Simmons & Simmons has defended National Bank of Abu Dhabi (NBAD) against claims that it was liable for a gambler’s £100m of debts.
Grosvenor Casinos claimed that NBAD had extended credit to Wealthy Middle-Eastern businessman Mr Ahmed Al-Reyaysa, who incurred the debts at one of its London casinos.
Al-Reyaysa gambled £99m and lost over £18m at the Clermont Club in Mayfair in an eight week period from December 1999 to February 2000. Two of his cheques, totalling almost £7m, were unpaid.
Grosvenor had obtained judgment against Al-Reyaysa for payment of the unpaid cheques to the value of £6.68m, but was unable to enforce the judgment against the gambler.
Represented by London firm City Law, it then turned its case against NBAD, claiming that the casino had extended credit to the gambler based on the strength of telephone discussions between a NBAD employee in Ajman, a Gulf emirate, and its bankers in London, NatWest.
At London’s Royal Courts of Justice, Mr Justice Flaux dismissed Grosvenor’s claims.
The Simmons team acting for the bank was led by financial litigation partner Jonathan Kelly, who said: “NBAD has vigorously defended itself since proceedings were first threatened by the casino in 2003. The bank’s robust approach has been vindicated.”
Grosvenor’s case centered on the understanding of the NBAD employee in Ajman of what Grosvenor called a “paid” answer. Flaux J concluded that the NBAD employee had acted honestly and that the evidence pointed to a misunderstanding between NBAD and NatWest in that the NBAD employee was expressing his genuine belief that funds would be received into the gambler’s account as they had been previously.
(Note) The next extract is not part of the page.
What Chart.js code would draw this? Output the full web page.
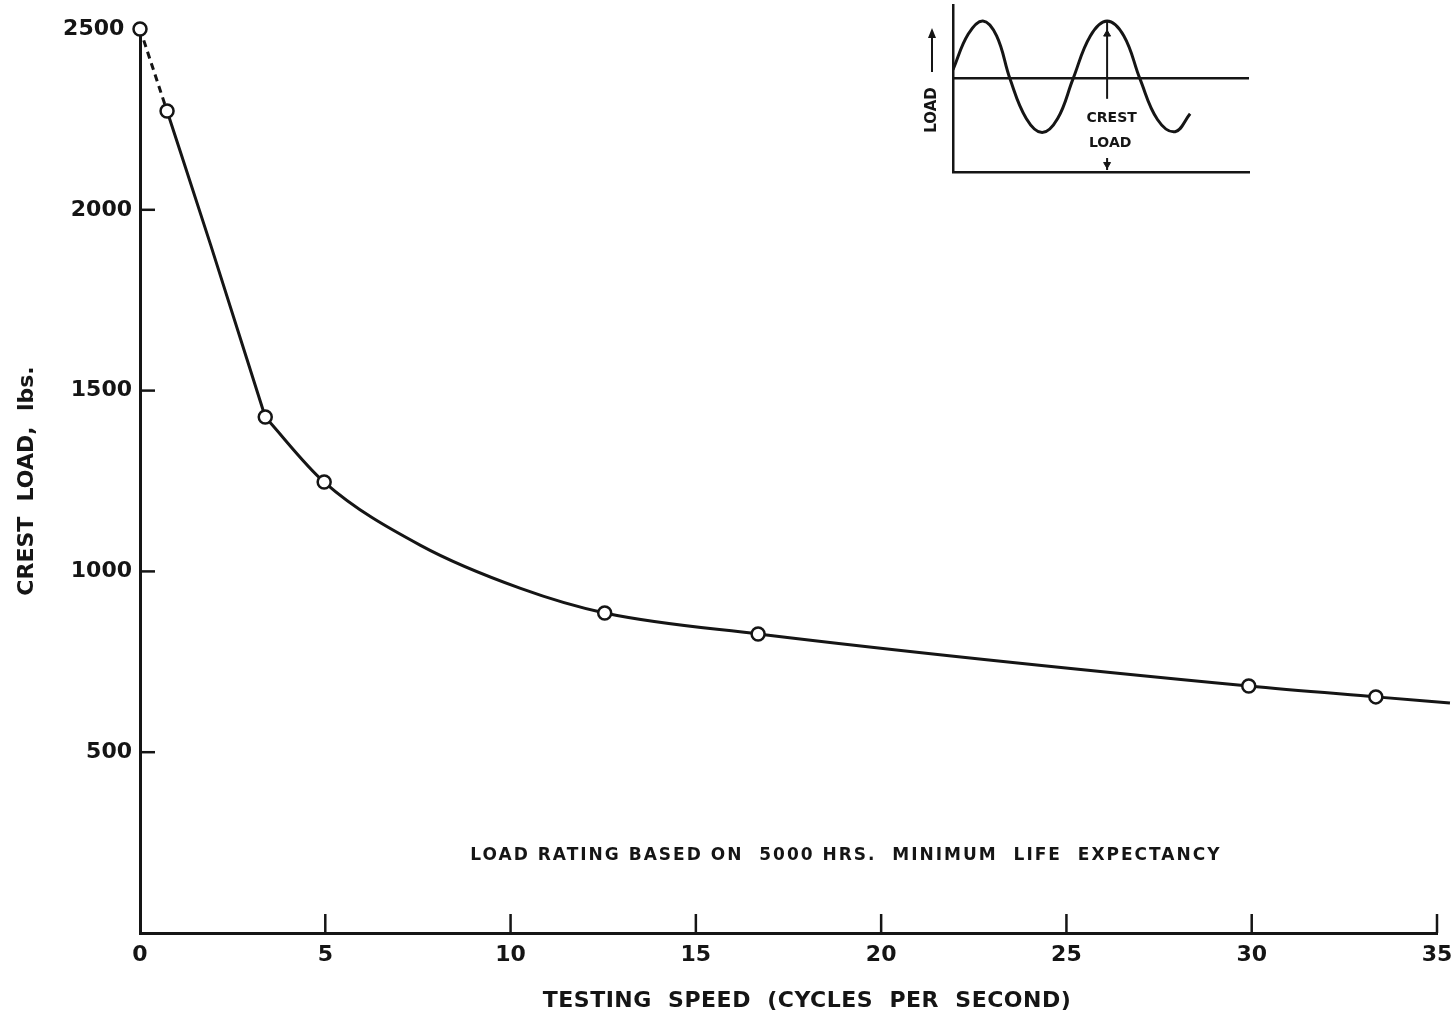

The misunderstanding arose because the employee was not a native English speaker and the instructions from NatWest were ambiguous, Simmons argued, and “paid” is not an industry term in international banking.
Simmons instructed Stephen Auld QC of One Essex Court.
The City Law team was led by partner Helen Mulcahy, who instructed Stephen Philips QC of Three Verulam Buildings.